Headline News

Could Bancroft be getting a junior hockey team?

March 24, 2016

By Tony Pearson

Bancroft council heard last week that a new junior hockey team may be heading to Bancroft. The level is hard to determine. One thing is certain: the team will not be part of the Ontario Hockey Association, or in the Hockey Canada family. The term some people use is that it’s a “rebel” league. This was the title given to the Greater Metro Hockey League (GMHL), which despite its name has teams well outside Toronto.

The GMHL president, Bob Russell, recently announced that this league’s Northern division was dropping four teams, including Haliburton and Bobcaygeon. The logical assumption would be that a Bancroft team would take the place of one of these.

However, the people investigating Bancroft may be from a new organization called the Canadian Premier Hockey League, which plans to start a 12-team league in September. It’s so new that it doesn’t even have a website yet, although it does have a Facebook page. Its commissioner, Bryan Elliott, is from Port Colborne. It declares itself a developmental league for higher-tier junior clubs.

Whatever league that’s making inquiries, Bancroft Councillor Tracy McGibbon, who represents the town on the North Hastings Arena Commission, stated that no commitment has yet been made. However, the arena has drawn up a draft contract that states that games would be played on Saturdays and Sundays.

The Arena Commission minutes state that: “We need to consider how it will affect our current user groups. It will obviously increase the revenues for ice, dressing rooms, canteen and pro shop. Upgrades to the sound system and booth will be paid by the club, which would benefit all our leagues.
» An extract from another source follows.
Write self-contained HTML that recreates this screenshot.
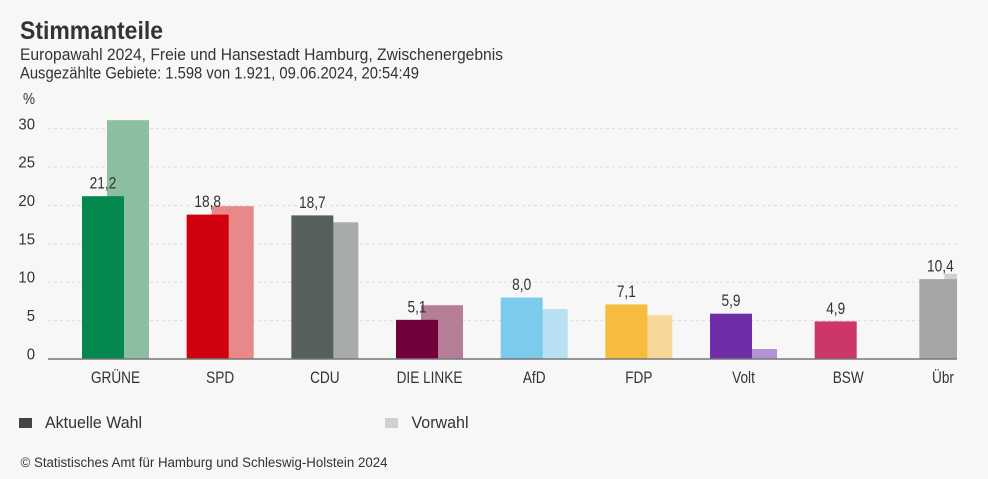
<!DOCTYPE html>
<html lang="de">
<head>
<meta charset="utf-8">
<title>Stimmanteile</title>
<style>
html,body{margin:0;padding:0;background:#f7f7f7;}
body{width:988px;height:479px;overflow:hidden;}
svg{display:block;}
text{font-family:"Liberation Sans",sans-serif;fill:#333;}
</style>
</head>
<body>
<svg id="chart" width="988" height="479" viewBox="0 0 988 479" xmlns="http://www.w3.org/2000/svg">
  <rect x="0" y="0" width="988" height="479" fill="#f7f7f7"/>
  <text x="20" y="39" font-size="25" font-weight="700" textLength="143" lengthAdjust="spacingAndGlyphs">Stimmanteile</text>
  <text x="20" y="60" font-size="16.5" textLength="483" lengthAdjust="spacingAndGlyphs">Europawahl 2024, Freie und Hansestadt Hamburg, Zwischenergebnis</text>
  <text x="20" y="78.5" font-size="16.5" textLength="399" lengthAdjust="spacingAndGlyphs">Ausgezählte Gebiete: 1.598 von 1.921, 09.06.2024, 20:54:49</text>
  <text x="23" y="104" font-size="16" textLength="12" lengthAdjust="spacingAndGlyphs">%</text>
  <defs><clipPath id="plot-clip"><rect x="0" y="90" width="957" height="300"/></clipPath></defs>
  <g id="grid"></g>
  <g id="bars" clip-path="url(#plot-clip)"></g>
  <line x1="48" x2="957" y1="359" y2="359" stroke="#777" stroke-width="1.5"/>
  <g id="labels"></g>
  <rect x="19" y="418" width="13" height="10" fill="#444"/>
  <text x="45" y="428" font-size="16.5" textLength="97" lengthAdjust="spacingAndGlyphs">Aktuelle Wahl</text>
  <rect x="385" y="418" width="13" height="10" fill="#d0d0d0"/>
  <text x="411.5" y="428" font-size="16.5" textLength="57" lengthAdjust="spacingAndGlyphs">Vorwahl</text>
  <text x="20.5" y="467" font-size="13.5" textLength="367" lengthAdjust="spacingAndGlyphs">© Statistisches Amt für Hamburg und Schleswig-Holstein 2024</text>
</svg>
<script>
var parties = ["GRÜNE","SPD","CDU","DIE LINKE","AfD","FDP","Volt","BSW","Übr"];
var currentVotes = [21.2,18.8,18.7,5.1,8.0,7.1,5.9,4.9,10.4];
var previousVotes = [31.1,19.9,17.8,7.0,6.5,5.7,1.3,0,11.1];
var valueLabels = ["21,2","18,8","18,7","5,1","8,0","7,1","5,9","4,9","10,4"];
var yTicks = [0,5,10,15,20,25,30];
var currentColors = ["#05884d","#d0000f","#58605f","#72003a","#7ccaec","#f7bb3d","#6f2da8","#cd3668","#a6a6a6"];
var previousColors = ["#8cbf9f","#e88888","#a8abac","#b67d96","#b9e0f2","#f7d89a","#b491d4","#e79ab3","#d0d0d0"];

var NS = "http://www.w3.org/2000/svg";
function yScale(v){ return 359 - v * 7.68; }
function bandX(i){ return 82 + i * 104.67; }
function make(tag, attrs, parent){
  var el = document.createElementNS(NS, tag);
  for (var k in attrs) el.setAttribute(k, attrs[k]);
  parent.appendChild(el);
  return el;
}
function squeeze(el, factor){
  var len = el.getComputedTextLength();
  el.setAttribute("textLength", (len * factor).toFixed(1));
  el.setAttribute("lengthAdjust", "spacingAndGlyphs");
}
var grid = document.getElementById("grid");
var bars = document.getElementById("bars");
var labels = document.getElementById("labels");

yTicks.forEach(function(t){
  if (t > 0) {
    var g = make("line", {x1:48, x2:957, y1:yScale(t), y2:yScale(t), stroke:"#dcdcdc", "stroke-width":1, "stroke-dasharray":"3 3"}, grid);
    
    
  }
  var lab = make("text", {x:35, y:yScale(t) + (t === 30 ? 1 : 0.5), "text-anchor":"end", "font-size":16}, grid);
  lab.textContent = String(t);
  
  
  squeeze(lab, 0.93);
});

parties.forEach(function(p, i){
  var x = bandX(i);
  if (previousVotes[i] > 0) {
    var prev = make("rect", {x:x + 25, y:yScale(previousVotes[i]), width:42, height:359 - yScale(previousVotes[i]), fill:previousColors[i]}, bars);
    
    
  }
  var cur = make("rect", {x:x, y:yScale(currentVotes[i]), width:42, height:359 - yScale(currentVotes[i]), fill:currentColors[i]}, bars);
  
  

  var val = make("text", {x:x + 21, y:yScale(currentVotes[i]) - 7.5, "text-anchor":"middle", "font-size":16.5}, labels);
  val.textContent = valueLabels[i];
  
  
  squeeze(val, 0.83);

  var last = i === parties.length - 1;
  var cat = make("text", {x:last ? 943 : x + 33.5, y:383, "text-anchor":"middle", "font-size":17}, labels);
  cat.textContent = p;
  
  
  squeeze(cat, 0.8);
});
</script>
</body>
</html>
Discussion with the user groups followed and hopefully we’re all on the same page and can work together to suit everyone’s needs.”

On this subject, Councillor Barry McGibbon stated that current minor hockey already puts hundreds of thousands of dollars into the local economy. Tracy noted that the arena is financially self-sustaining, a feat largely unmatched elsewhere.

Council received very good news when it learned that Bancroft will once again host “Saw Tech Log Expo” this June. The event will feature demonstrations of sawmill and wood processing technology, and show off the latest in woodlot equipment. It will also hold loggers’ games, and stage a recruitment fair. In addition, the event will showcase new “value-added” wood products – from furniture to popsicle sticks.

The “Wood Expo” has been to Bancroft before, the last time about five to six years ago, when it attracted thousands of people. Council will consider the request to put money into sponsorship at the next meeting of committee of the whole.

In other business, council deferred a decision on granting a natural gas sales franchise monopoly to Northeast Midstream, who approached council last fall. Councillor Bill Kilpatrick expressed concerns about the environmental damage done by “fracking,” the process of extracting natural gas from oil fields. Councillor Mary Kavanagh was concerned about the adverse impact on current local energy suppliers.

Council learned that the final draft of the feasibility study on the proposed Earth Sciences Centre will be in next week.

Hardly surprisingly, given a six per cent increase in the costs of the Centennial Manor, council supported a Manitoulin resolution calling on the province to increase its financial support for long-term care facilities.

The CAO reported on results from the town’s meetings with provincial officials at the Rural Ontario Municipalities’ conference in February; this was reported in the March 4 edition of Bancroft This Week.